How to manage track in a heatwave
July 18-19’s record heat has made running the railway a real challenge. I’ve written before on managing track in hot weather (RAIL 856), but here is a broader look at how operations and infrastructure cope (or don’t).
Q: Why should we be concerned about heatwave conditions on the UK rail network?
A: Probably the number one problem is that trains much over a decade old will often have air conditioning that can barely provide any cooling when the external temperature exceeds 30°C.
Things are no better for staff on platforms or in buildings without sufficient air conditioning.
In addition, train traction systems, electronics and even brakes can overheat - in some cases, trains have to stop or won’t start.
Infrastructure problems certainly have a major impact. Track buckles resulting from unrestrained thermal expansion of steel rails are probably the best known. As a rule of thumb, rails become 20°C hotter than the surrounding air. For Network Rail infrastructure, the highest-quality track - fully welded flatbottom rails on concrete sleepers on fresh, well-profiled ballast - has a ‘critical rail temperature’ (a ‘take action’ temperature) of 59°C. Add 20° to 40°C and you can see why this is a problem.
Older overhead line electrification equipment (OLE) can sag as contact and catenary wires expand, increasing the risk of a train’s pantograph pulling them down. Even newer, auto-tensioning systems had a limiting design temperature of 38°C until 2012, at which point it was lifted to 40°C.
As we increasingly digitise train and traffic control systems, server operating temperatures become critical; shutdowns potentially knock out whole routes.
Extreme heat can desiccate and shrink earthworks, resulting in rough rides and sometimes in sufficiently deformed track that a line needs to close.
Lineside fires from dry vegetation and even from overcooked track or lineside components are a serious threat.
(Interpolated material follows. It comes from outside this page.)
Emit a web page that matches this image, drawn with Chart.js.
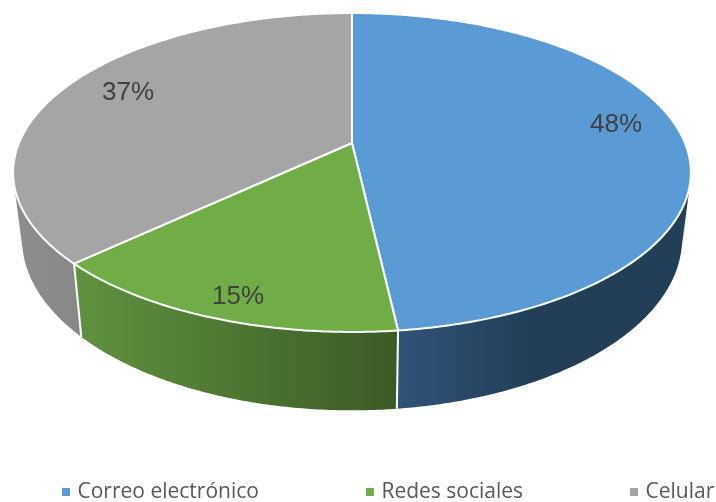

Lastly, the ability of staff to monitor high-risk areas or respond to failures will also be affected.
Q: What are the criteria/ considerations for closing whole parts of the network?
A: Infrastructure age and condition are the key metrics. Where air temperatures reach or exceed 40°C, even our newest track and OLE isn’t designed to operate normally. Where older systems exist, such as ‘unstressed’ switches and crossings or fixed-tension OLE, this means widespread speed restrictions or closures.
Q: What alternatives are possible?
A: Painting rails white at weak points (RAIL 856) can help slow how quickly they heat up, and reduce their temperature by perhaps 5°C. This can be enough to keep the railway open, even if trains have to run more slowly.
Track buckles are a dynamic phenomenon and occur under trains, so slowing speeds reduces the likelihood of a buckle and the consequences should one occur.
The same is true for overhead wires. Slower trains are less likely to cause a dewirement and make
less mess if they do pull the wires down.
Q: Why has the ECML been closed and not other lines?
The ECML has a significant proportion of older switches and crossings, as well as long-term track-quality issues thanks to geology. Also, the likelihood and severity of a dewirement is high.
However, closures and speed restrictions have not been isolated to the ECML.
Q: In the past, railways used jointed rails - should we return to these?
A: Jointed track is actually at higher risk of buckling than welded track, as the gaps between rails required in each joint close up in extreme heat. Even in lessextreme conditions, there are 320+ joints per mile of doubletrack railway to maintain - joints require lubrication, tightening (or loosening) and the expansion gap between rail ends needs setting quite precisely to manage thermal longitudinal forces.
Combined with the inherent configuration of jointed track as generally lighter and weaker, any lapse in maintenance results in significantly higher risk of buckling than with welded track, even before temperatures exceed design limits. Most buckles that NR records are in jointed, not welded, track.
Q: What do other places do and what possible future mitigations are likely to become more common?
A: Heat is an issue everywhere, and in many cases, the effects and mitigations are more substantial than in the UK.
Many countries have to re-stress their track twice a year, which is enormously costly and disruptive - on a network as busy as ours, this is simply not feasible. Italy paints almost all rails white, but again this is costly and has limited effectiveness with temperatures as high as we’ve just experienced. A higher ‘stress-free temperature’ can help, but we would see more rail breaks in winter.
Countries such as the Netherlands spend enough on infrastructure renewals that almost no older, less-resilient track remains in regular operation, reducing the need for restrictions.
By building new infrastructure such as High Speed 2, engineers can design out many of the failures we have just seen, for example by using slab track and minimising lineside equipment.